Tengo una ciudad en un nicho de mi pensamiento, ha muerto. A veces, algún que otro domingo, le cambio las flores y la recuerdo como entonces, aquella joven atrevida, vestida de luces y sonrisas, con una blusa de comercios resistiendo a la embestida de un color epidemia, verde olivo. La ciudad aún dejaba ver abuelos con los bolsillos cargados de por favor y buenos días, pase usted señora y también, unos hermosos: Señora, por favor, tome usted mi asiento.
Llena de palabras y gestos gentiles, por entonces los hombres, al paso de una mujer se quitaban el sombrero.

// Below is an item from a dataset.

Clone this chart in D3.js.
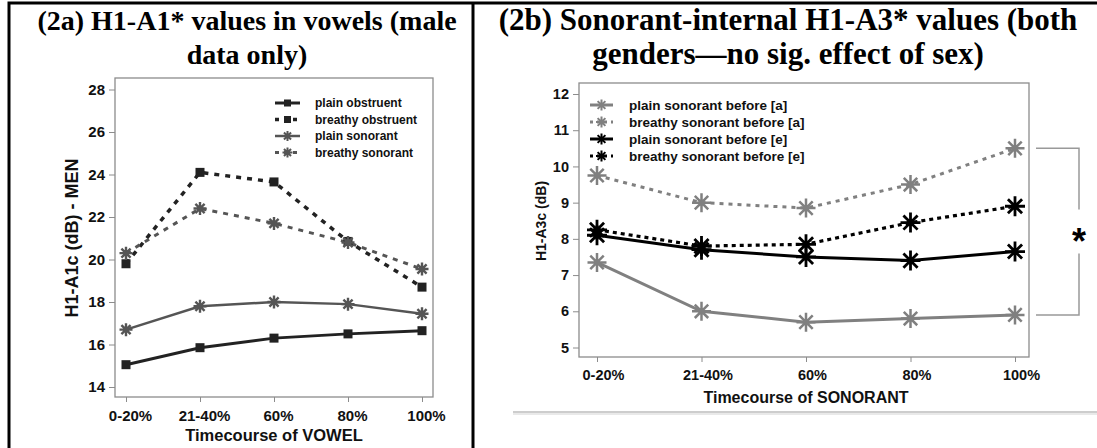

Se amaba quizás más que hoy, las madrugadas se llenaban de gemidos y sudores, el hombre era impetuoso, masculino, defensor a ultranza de lo suyo, pero era algo más, era un caballero. Por aquellos días, un hombre tenía la riqueza más pura en la mirada de los otros hombres, su respeto, su honor, su lenguaje correcto, cada anciana era una abuela, cada mujer una madre, el hombre se arrodillaba para alcanzar un pañuelo caído de manos de mujer, cada niño era su hijo, cada habitante era algo más, era cubano. Se crecía para el honor de la familia, para ver la mirada de satisfacción en el padre y el abuelo.
Algún que otro domingo le cambio las flores a mi ciudad muerta, a veces la recuerdo. A veces me estremece su muerte, asesinada por la vulgaridad y un hombre enfermo, al que llamaron nuevo, pero si soy sincero, su muerte a veces la celebro, porque no hay castigo mayor para la infamia, que ver como su obra cumbre, una multitud de hombres indignos, una masa sin principios, vive ajena a lo que fueron sus abuelos.